* DATA SEGMENT *
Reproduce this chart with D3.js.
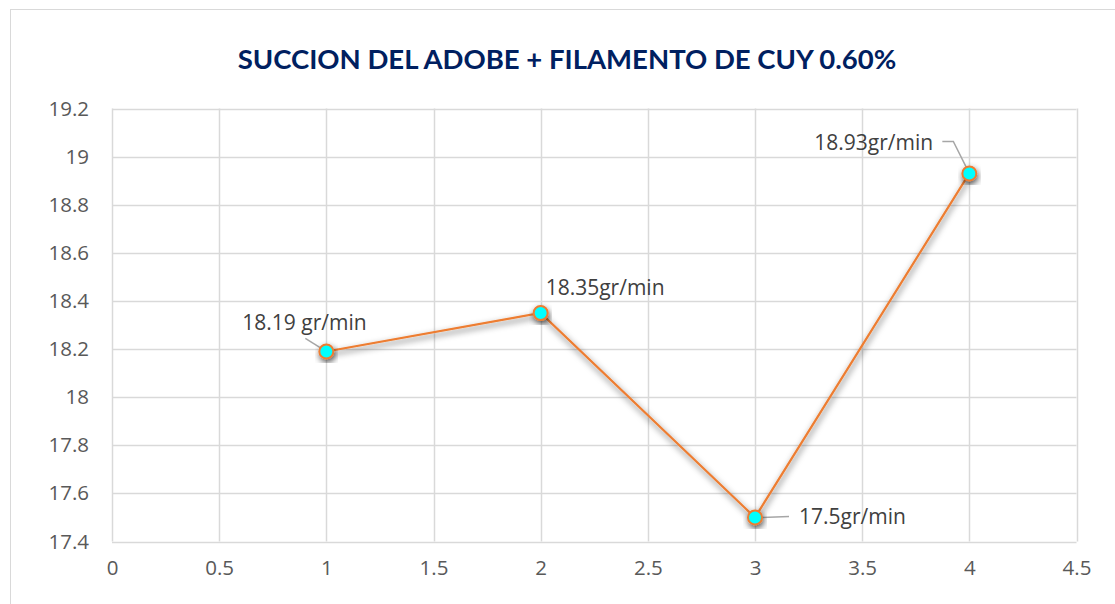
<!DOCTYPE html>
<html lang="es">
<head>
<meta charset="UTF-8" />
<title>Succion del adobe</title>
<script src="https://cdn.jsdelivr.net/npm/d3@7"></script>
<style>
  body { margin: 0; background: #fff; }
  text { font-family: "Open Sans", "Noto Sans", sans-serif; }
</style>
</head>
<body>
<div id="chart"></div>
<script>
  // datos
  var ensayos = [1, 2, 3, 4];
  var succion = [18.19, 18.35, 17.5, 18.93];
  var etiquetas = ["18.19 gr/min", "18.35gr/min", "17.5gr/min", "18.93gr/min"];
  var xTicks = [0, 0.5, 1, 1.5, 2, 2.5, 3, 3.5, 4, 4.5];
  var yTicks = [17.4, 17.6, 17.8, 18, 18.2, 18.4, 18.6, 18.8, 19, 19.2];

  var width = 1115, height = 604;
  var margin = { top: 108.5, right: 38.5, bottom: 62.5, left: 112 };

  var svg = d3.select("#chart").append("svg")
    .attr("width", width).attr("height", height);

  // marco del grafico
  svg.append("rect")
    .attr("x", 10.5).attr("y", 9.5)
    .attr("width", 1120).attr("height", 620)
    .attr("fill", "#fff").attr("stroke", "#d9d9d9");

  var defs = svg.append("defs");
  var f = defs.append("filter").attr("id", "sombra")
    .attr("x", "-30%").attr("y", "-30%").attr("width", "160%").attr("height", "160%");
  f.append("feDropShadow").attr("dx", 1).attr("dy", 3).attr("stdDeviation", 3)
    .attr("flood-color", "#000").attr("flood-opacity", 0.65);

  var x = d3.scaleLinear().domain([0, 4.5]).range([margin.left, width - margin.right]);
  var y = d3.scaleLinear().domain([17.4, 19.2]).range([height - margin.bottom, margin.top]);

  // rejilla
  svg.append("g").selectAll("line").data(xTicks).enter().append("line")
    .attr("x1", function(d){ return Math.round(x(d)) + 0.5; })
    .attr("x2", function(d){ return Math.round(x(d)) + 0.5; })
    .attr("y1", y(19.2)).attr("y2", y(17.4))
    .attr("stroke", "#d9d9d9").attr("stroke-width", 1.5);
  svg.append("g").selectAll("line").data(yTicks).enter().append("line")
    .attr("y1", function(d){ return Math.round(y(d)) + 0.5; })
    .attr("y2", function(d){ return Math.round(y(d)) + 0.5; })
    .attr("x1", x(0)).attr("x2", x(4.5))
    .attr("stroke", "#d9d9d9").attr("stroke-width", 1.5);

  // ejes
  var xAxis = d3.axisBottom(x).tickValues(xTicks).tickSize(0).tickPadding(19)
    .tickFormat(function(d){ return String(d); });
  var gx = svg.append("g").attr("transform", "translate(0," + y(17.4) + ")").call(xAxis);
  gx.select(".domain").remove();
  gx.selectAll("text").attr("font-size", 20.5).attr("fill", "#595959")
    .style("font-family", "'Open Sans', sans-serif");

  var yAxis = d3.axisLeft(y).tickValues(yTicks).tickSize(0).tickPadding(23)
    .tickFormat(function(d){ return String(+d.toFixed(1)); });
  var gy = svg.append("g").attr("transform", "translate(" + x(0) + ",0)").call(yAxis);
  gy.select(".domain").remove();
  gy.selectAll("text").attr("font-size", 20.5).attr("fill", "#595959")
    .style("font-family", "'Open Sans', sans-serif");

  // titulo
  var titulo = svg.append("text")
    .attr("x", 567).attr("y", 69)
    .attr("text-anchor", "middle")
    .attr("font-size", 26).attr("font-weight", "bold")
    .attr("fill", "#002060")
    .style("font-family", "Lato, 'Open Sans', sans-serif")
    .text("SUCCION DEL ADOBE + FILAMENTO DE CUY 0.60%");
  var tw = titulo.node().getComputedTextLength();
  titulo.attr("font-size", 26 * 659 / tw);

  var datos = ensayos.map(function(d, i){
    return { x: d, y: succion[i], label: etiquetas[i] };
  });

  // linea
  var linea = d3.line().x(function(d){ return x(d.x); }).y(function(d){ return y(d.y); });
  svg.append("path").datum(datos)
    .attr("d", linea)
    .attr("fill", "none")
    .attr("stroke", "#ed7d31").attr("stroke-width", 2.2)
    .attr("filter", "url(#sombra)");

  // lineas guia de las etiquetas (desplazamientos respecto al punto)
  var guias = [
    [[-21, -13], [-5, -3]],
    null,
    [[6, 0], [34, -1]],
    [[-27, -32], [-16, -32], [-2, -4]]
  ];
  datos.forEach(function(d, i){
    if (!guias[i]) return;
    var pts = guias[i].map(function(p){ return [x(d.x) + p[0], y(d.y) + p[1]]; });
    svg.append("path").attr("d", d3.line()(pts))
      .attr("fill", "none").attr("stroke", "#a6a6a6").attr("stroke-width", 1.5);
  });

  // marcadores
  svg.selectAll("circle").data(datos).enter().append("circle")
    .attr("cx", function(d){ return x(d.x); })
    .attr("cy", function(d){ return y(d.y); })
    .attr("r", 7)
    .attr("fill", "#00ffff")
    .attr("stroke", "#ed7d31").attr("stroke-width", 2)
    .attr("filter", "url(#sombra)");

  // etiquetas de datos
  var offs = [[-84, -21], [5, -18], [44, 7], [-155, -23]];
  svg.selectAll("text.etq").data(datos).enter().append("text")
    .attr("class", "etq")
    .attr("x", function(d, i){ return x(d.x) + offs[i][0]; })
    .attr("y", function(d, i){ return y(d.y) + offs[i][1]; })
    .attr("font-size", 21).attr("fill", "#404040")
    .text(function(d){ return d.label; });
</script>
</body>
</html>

* WRITTEN INSTRUCTION *
Without the pictures, write out the whole listing above exactly as it appears.

* THE SOLUTION *
Reproduce this chart with D3.js.
<!DOCTYPE html>
<html lang="es">
<head>
<meta charset="UTF-8" />
<title>Succion del adobe</title>
<script src="https://cdn.jsdelivr.net/npm/d3@7"></script>
<style>
  body { margin: 0; background: #fff; }
  text { font-family: "Open Sans", "Noto Sans", sans-serif; }
</style>
</head>
<body>
<div id="chart"></div>
<script>
  // datos
  var ensayos = [1, 2, 3, 4];
  var succion = [18.19, 18.35, 17.5, 18.93];
  var etiquetas = ["18.19 gr/min", "18.35gr/min", "17.5gr/min", "18.93gr/min"];
  var xTicks = [0, 0.5, 1, 1.5, 2, 2.5, 3, 3.5, 4, 4.5];
  var yTicks = [17.4, 17.6, 17.8, 18, 18.2, 18.4, 18.6, 18.8, 19, 19.2];

  var width = 1115, height = 604;
  var margin = { top: 108.5, right: 38.5, bottom: 62.5, left: 112 };

  var svg = d3.select("#chart").append("svg")
    .attr("width", width).attr("height", height);

  // marco del grafico
  svg.append("rect")
    .attr("x", 10.5).attr("y", 9.5)
    .attr("width", 1120).attr("height", 620)
    .attr("fill", "#fff").attr("stroke", "#d9d9d9");

  var defs = svg.append("defs");
  var f = defs.append("filter").attr("id", "sombra")
    .attr("x", "-30%").attr("y", "-30%").attr("width", "160%").attr("height", "160%");
  f.append("feDropShadow").attr("dx", 1).attr("dy", 3).attr("stdDeviation", 3)
    .attr("flood-color", "#000").attr("flood-opacity", 0.65);

  var x = d3.scaleLinear().domain([0, 4.5]).range([margin.left, width - margin.right]);
  var y = d3.scaleLinear().domain([17.4, 19.2]).range([height - margin.bottom, margin.top]);

  // rejilla
  svg.append("g").selectAll("line").data(xTicks).enter().append("line")
    .attr("x1", function(d){ return Math.round(x(d)) + 0.5; })
    .attr("x2", function(d){ return Math.round(x(d)) + 0.5; })
    .attr("y1", y(19.2)).attr("y2", y(17.4))
    .attr("stroke", "#d9d9d9").attr("stroke-width", 1.5);
  svg.append("g").selectAll("line").data(yTicks).enter().append("line")
    .attr("y1", function(d){ return Math.round(y(d)) + 0.5; })
    .attr("y2", function(d){ return Math.round(y(d)) + 0.5; })
    .attr("x1", x(0)).attr("x2", x(4.5))
    .attr("stroke", "#d9d9d9").attr("stroke-width", 1.5);

  // ejes
  var xAxis = d3.axisBottom(x).tickValues(xTicks).tickSize(0).tickPadding(19)
    .tickFormat(function(d){ return String(d); });
  var gx = svg.append("g").attr("transform", "translate(0," + y(17.4) + ")").call(xAxis);
  gx.select(".domain").remove();
  gx.selectAll("text").attr("font-size", 20.5).attr("fill", "#595959")
    .style("font-family", "'Open Sans', sans-serif");

  var yAxis = d3.axisLeft(y).tickValues(yTicks).tickSize(0).tickPadding(23)
    .tickFormat(function(d){ return String(+d.toFixed(1)); });
  var gy = svg.append("g").attr("transform", "translate(" + x(0) + ",0)").call(yAxis);
  gy.select(".domain").remove();
  gy.selectAll("text").attr("font-size", 20.5).attr("fill", "#595959")
    .style("font-family", "'Open Sans', sans-serif");

  // titulo
  var titulo = svg.append("text")
    .attr("x", 567).attr("y", 69)
    .attr("text-anchor", "middle")
    .attr("font-size", 26).attr("font-weight", "bold")
    .attr("fill", "#002060")
    .style("font-family", "Lato, 'Open Sans', sans-serif")
    .text("SUCCION DEL ADOBE + FILAMENTO DE CUY 0.60%");
  var tw = titulo.node().getComputedTextLength();
  titulo.attr("font-size", 26 * 659 / tw);

  var datos = ensayos.map(function(d, i){
    return { x: d, y: succion[i], label: etiquetas[i] };
  });

  // linea
  var linea = d3.line().x(function(d){ return x(d.x); }).y(function(d){ return y(d.y); });
  svg.append("path").datum(datos)
    .attr("d", linea)
    .attr("fill", "none")
    .attr("stroke", "#ed7d31").attr("stroke-width", 2.2)
    .attr("filter", "url(#sombra)");

  // lineas guia de las etiquetas (desplazamientos respecto al punto)
  var guias = [
    [[-21, -13], [-5, -3]],
    null,
    [[6, 0], [34, -1]],
    [[-27, -32], [-16, -32], [-2, -4]]
  ];
  datos.forEach(function(d, i){
    if (!guias[i]) return;
    var pts = guias[i].map(function(p){ return [x(d.x) + p[0], y(d.y) + p[1]]; });
    svg.append("path").attr("d", d3.line()(pts))
      .attr("fill", "none").attr("stroke", "#a6a6a6").attr("stroke-width", 1.5);
  });

  // marcadores
  svg.selectAll("circle").data(datos).enter().append("circle")
    .attr("cx", function(d){ return x(d.x); })
    .attr("cy", function(d){ return y(d.y); })
    .attr("r", 7)
    .attr("fill", "#00ffff")
    .attr("stroke", "#ed7d31").attr("stroke-width", 2)
    .attr("filter", "url(#sombra)");

  // etiquetas de datos
  var offs = [[-84, -21], [5, -18], [44, 7], [-155, -23]];
  svg.selectAll("text.etq").data(datos).enter().append("text")
    .attr("class", "etq")
    .attr("x", function(d, i){ return x(d.x) + offs[i][0]; })
    .attr("y", function(d, i){ return y(d.y) + offs[i][1]; })
    .attr("font-size", 21).attr("fill", "#404040")
    .text(function(d){ return d.label; });
</script>
</body>
</html>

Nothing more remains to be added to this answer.